A patent is a government grant that gives you, the inventor, the right to keep others from making, using or selling your inventions. You could think of a patent as a contract between you and the government that protects your rights as an inventor. In return for this protection you give the government a complete description of your invention. 

Patents are vital resources for businesses, researchers, inventors, academics, and others who need to keep abreast of developments in their fields.

Patents are also an important means of sharing know-how, because each patent document describes a new aspect of a technology in clear and specific terms and is available for anyone to consult.

Source: Canadian Intellectual Property Office

Why Search for Patents?

There are some very good reasons to search patents:

  • patents can contain a wealth of specific technical data and drawings
  • 80% of patent information is not published anywhere else!
  • patents and patent applications are usually published before journal articles

But remember...

  • all patent applications are published (even silly ones!)
  • patents are NOT peer-reviewed, they are "examined", the claims made in patents are just that
  • so the processes or procedures claimed in a patent do not necessarily have to "work" for a patent to be granted
  • the language and vocabulary used in patent documents can be obscure - therefore keyword searching for patents is not always useful (for example - this is the patent for the iPad)

Google Patents

Google Patents includes over 87 million patent publications from 17 patent offices around the world, as well as many technical documents and books indexed in Google Scholar and Google Books.

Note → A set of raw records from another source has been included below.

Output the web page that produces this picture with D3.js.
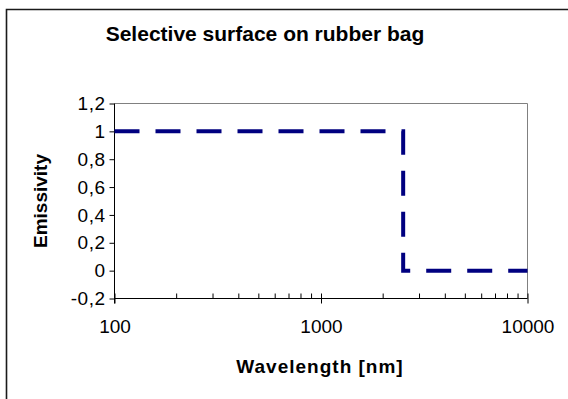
<!DOCTYPE html>
<html>
<head>
<meta charset="utf-8">
<script src="https://cdn.jsdelivr.net/npm/d3@7.9.0/dist/d3.min.js"></script>
<style>
  html, body { margin: 0; padding: 0; background: #fff; overflow: hidden; }
  svg { display: block; font-family: "Liberation Sans", Arial, sans-serif; }
</style>
</head>
<body>
<div id="chart"></div>
<script>
// data
const wavelengths = [100, 2500, 2500, 10000];
const emissivity  = [1, 1, 0, 0];
const yTicks = [-0.2, 0, 0.2, 0.4, 0.6, 0.8, 1, 1.2];
const xMajor = [100, 1000, 10000];
const xMinor = [200, 300, 400, 500, 600, 700, 800, 900,
                2000, 3000, 4000, 5000, 6000, 7000, 8000, 9000];

const width = 568, height = 399;
const plot = { left: 114.5, right: 527.5, top: 103.5, bottom: 298.5 };

const svg = d3.select('#chart').append('svg')
  .attr('width', width)
  .attr('height', height);

// outer chart frame: only left and top edges are inside the picture
svg.append('path')
  .attr('d', `M6.5,${height}V9.5H${width}`)
  .attr('fill', 'none')
  .attr('stroke', '#1a1a1a')
  .attr('stroke-width', 1.6);

const x = d3.scaleLog().domain([100, 10000]).range([plot.left, plot.right]);
const y = d3.scaleLinear().domain([-0.2, 1.2]).range([plot.bottom, plot.top]);

// gray top / right edge of plot area
svg.append('path')
  .attr('d', `M${plot.left},${plot.top}H${plot.right}V${plot.bottom}`)
  .attr('fill', 'none')
  .attr('stroke', '#808080')
  .attr('stroke-width', 1);

// y axis
const yAxis = svg.append('g')
  .attr('transform', `translate(${plot.left},0)`)
  .call(d3.axisLeft(y).tickValues(yTicks).tickSize(5).tickPadding(4)
    .tickFormat(d => String(+d.toFixed(1)).replace('.', ',')));
yAxis.select('.domain').attr('stroke', '#000').attr('d', `M0,${plot.top}V${plot.bottom + 5}`);
yAxis.selectAll('text').attr('font-size', 19).attr('letter-spacing', 0.5).attr('fill', '#000');

// x axis: major ticks cross the axis, minor ticks inside
const xAxis = svg.append('g')
  .attr('transform', `translate(0,${plot.bottom})`)
  .call(d3.axisBottom(x).tickValues(xMajor).tickSize(5).tickPadding(16)
    .tickFormat(d3.format('d')));
xAxis.select('.domain').attr('d', `M${plot.left},0H${plot.right}`).attr('stroke', '#000');
xAxis.selectAll('.tick line').attr('y1', -5).attr('y2', 5).attr('stroke', '#000');
xAxis.selectAll('text').attr('font-size', 19).attr('fill', '#000');

svg.append('g')
  .attr('transform', `translate(0,${plot.bottom})`)
  .selectAll('line')
  .data(xMinor)
  .join('line')
  .attr('x1', d => x(d)).attr('x2', d => x(d))
  .attr('y1', -5).attr('y2', 0)
  .attr('stroke', '#000');

// series
const points = wavelengths.map((w, i) => [w, emissivity[i]]);
svg.append('path')
  .datum(points)
  .attr('d', d3.line().x(d => x(d[0])).y(d => y(d[1])))
  .attr('fill', 'none')
  .attr('stroke', '#000080')
  .attr('stroke-width', 4)
  .attr('stroke-dasharray', '25,16');

// titles
svg.append('text')
  .attr('x', 265).attr('y', 41)
  .attr('text-anchor', 'middle')
  .attr('font-size', 21).attr('font-weight', 'bold')
  .text('Selective surface on rubber bag');

svg.append('text')
  .attr('x', 320).attr('y', 373)
  .attr('text-anchor', 'middle')
  .attr('font-size', 19).attr('font-weight', 'bold')
  .attr('letter-spacing', 1)
  .text('Wavelength [nm]');

svg.append('text')
  .attr('transform', 'translate(47,201) rotate(-90)')
  .attr('text-anchor', 'middle')
  .attr('font-size', 19).attr('font-weight', 'bold')
  .text('Emissivity');
</script>
</body>
</html>
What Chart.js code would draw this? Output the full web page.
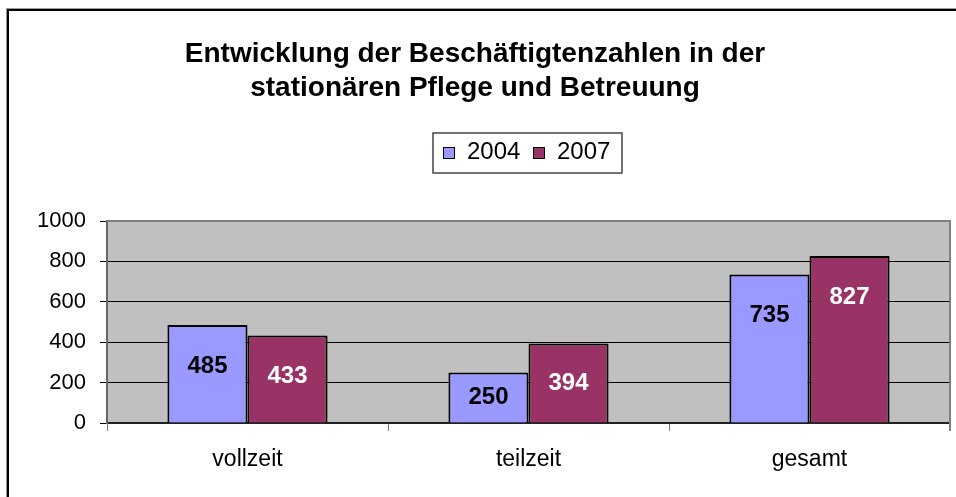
<!DOCTYPE html>
<html>
<head>
<meta charset="utf-8">
<script src="https://cdn.jsdelivr.net/npm/chart.js@4"></script>
<style>
    html, body { margin: 0; padding: 0; background: #fff; overflow: hidden; }
    #frame { position: absolute; left: 7px; top: 9px; width: 1000px; height: 600px; border: 2px solid #000; box-shadow: -1px -1px 0 #999; }
    #myChart { position: absolute; left: 0; top: 0; }
</style>
</head>
<body>
<div id="frame"></div>
<canvas id="myChart" width="980" height="497"></canvas>
<script>
const categories = ["vollzeit", "teilzeit", "gesamt"]
const years = ["2004", "2007"]
const values2004 = [485, 250, 735]
const values2007 = [433, 394, 827]
const yTicks = [0, 200, 400, 600, 800, 1000]
const titleLines = ["Entwicklung der Beschäftigtenzahlen in der", "stationären Pflege und Betreuung"]

const FONT = "'Liberation Sans', Arial, sans-serif"

function main() {
    buildChart("myChart")
}

// plugins
const plotBackground = {
    id: "plotBackground",
    beforeDraw(chart) {
        const { ctx, chartArea: a } = chart
        ctx.save()
        ctx.fillStyle = "#C0C0C0"
        ctx.fillRect(a.left, a.top, a.right - a.left, a.bottom - a.top)
        ctx.restore()
    },
    afterDraw(chart) {
        const { ctx, chartArea: a } = chart
        ctx.save()
        ctx.strokeStyle = "#808080"
        ctx.lineWidth = 2
        ctx.beginPath()
        ctx.moveTo(a.left, a.top)
        ctx.lineTo(a.right, a.top)
        ctx.lineTo(a.right, a.bottom + 8)
        ctx.stroke()
        ctx.restore()
    }
}

const barLabels = {
    id: "barLabels",
    afterDatasetsDraw(chart) {
        const ctx = chart.ctx
        ctx.save()
        ctx.font = "bold 24px " + FONT
        ctx.textAlign = "center"
        ctx.textBaseline = "middle"
        chart.data.datasets.forEach((ds, di) => {
            const meta = chart.getDatasetMeta(di)
            meta.data.forEach((bar, i) => {
                const y = Math.min(bar.y + 41, (bar.y + bar.base) / 2)
                ctx.fillStyle = ds.labelColor
                ctx.fillText(String(ds.data[i]), bar.x, y)
            })
        })
        ctx.restore()
    }
}

const boxLegend = {
    id: "boxLegend",
    afterDraw(chart) {
        const ctx = chart.ctx
        const x0 = 433, y0 = 133
        ctx.save()
        ctx.strokeStyle = "#444"
        ctx.lineWidth = 1.5
        ctx.strokeRect(x0, y0, 189, 40)
        ctx.font = "24px " + FONT
        ctx.textBaseline = "middle"
        ctx.textAlign = "left"
        let x = x0 + 10
        chart.data.datasets.forEach(ds => {
            ctx.fillStyle = ds.backgroundColor
            ctx.fillRect(x, y0 + 14, 11, 11)
            ctx.strokeStyle = "#000"
            ctx.lineWidth = 1
            ctx.strokeRect(x + 0.5, y0 + 14.5, 11, 11)
            ctx.fillStyle = "#000"
            ctx.fillText(ds.label, x + 24, y0 + 19)
            x += 90
        })
        ctx.restore()
    }
}

function buildChart(canvasId) {
    const ctx = document.getElementById(canvasId)

    new Chart(ctx, {
        type: "bar",
        data: {
            labels: categories,
            datasets: [
                { label: years[0], data: values2004, backgroundColor: "#9999FF", labelColor: "#000",
                  borderColor: "#000", borderWidth: 2 },
                { label: years[1], data: values2007, backgroundColor: "#993366", labelColor: "#fff",
                  borderColor: "#000", borderWidth: 2 }
            ]
        },
        options: {
            responsive: false,
            animation: false,
            layout: { padding: { left: 0, right: 30, top: 0, bottom: 0 } },
            datasets: {
                bar: { categoryPercentage: 0.57, barPercentage: 1 }
            },
            plugins: {
                legend: { display: false },
                tooltip: { enabled: false },
                title: {
                    display: true,
                    text: titleLines,
                    color: "#000",
                    font: { family: FONT, size: 28, weight: "bold", lineHeight: 34 / 28 },
                    padding: { top: 37, bottom: 116 }
                }
            },
            scales: {
                x: {
                    afterFit(scale) { scale.height = 74 },
                    grid: { offset: true, drawOnChartArea: false, tickLength: 8, tickColor: "#808080" },
                    border: { color: "#222", width: 2 },
                    ticks: { color: "#000", font: { family: FONT, size: 23 }, padding: 15 }
                },
                y: {
                    min: 0,
                    max: 1000,
                    afterFit(scale) { scale.width = 107 },
                    afterBuildTicks(scale) { scale.ticks = yTicks.map(v => ({ value: v })) },
                    grid: {
                        color: c => c.tick && c.tick.value === 1000 ? "rgba(0,0,0,0)" : "#000",
                        tickLength: 7,
                        tickColor: "#000"
                    },
                    border: { color: "#666", width: 2 },
                    ticks: {
                        color: "#000",
                        font: { family: FONT, size: 22 },
                        padding: 14,
                        callback: v => String(v)
                    }
                }
            }
        },
        plugins: [plotBackground, barLabels, boxLegend]
    })
}

// listeners
document.addEventListener("DOMContentLoaded", main)
</script>
</body>
</html>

Excellent coverage of the chemical patent literature

European Patent Office (EPO) Database Espacenet

Espacenet offers free access to more than 70 million patent documents worldwide (70+ countries including Canada and the U.S.), containing information about inventions and technical developments from 1836 to today, updated weekly. Often considered the best place to start a patent search.

  • See this video for an introduction to searching in Espacenet

United States Patent and Trademark Office (USPTO) - Search for Patents

The USPTO houses full text for patents issued in the U.S. from 1976 to the present and TIFF images for all patents from 1790 to the present. (You can install a free TIFF reader that is designed in part for reading U.S. patent office files).

Canadian Intellectual Property Office (CIPO)

The Canadian Patent Database lets you access over 75 years of patent descriptions and images. You can search, retrieve and study more than 2,000,000 Canadian patent documents.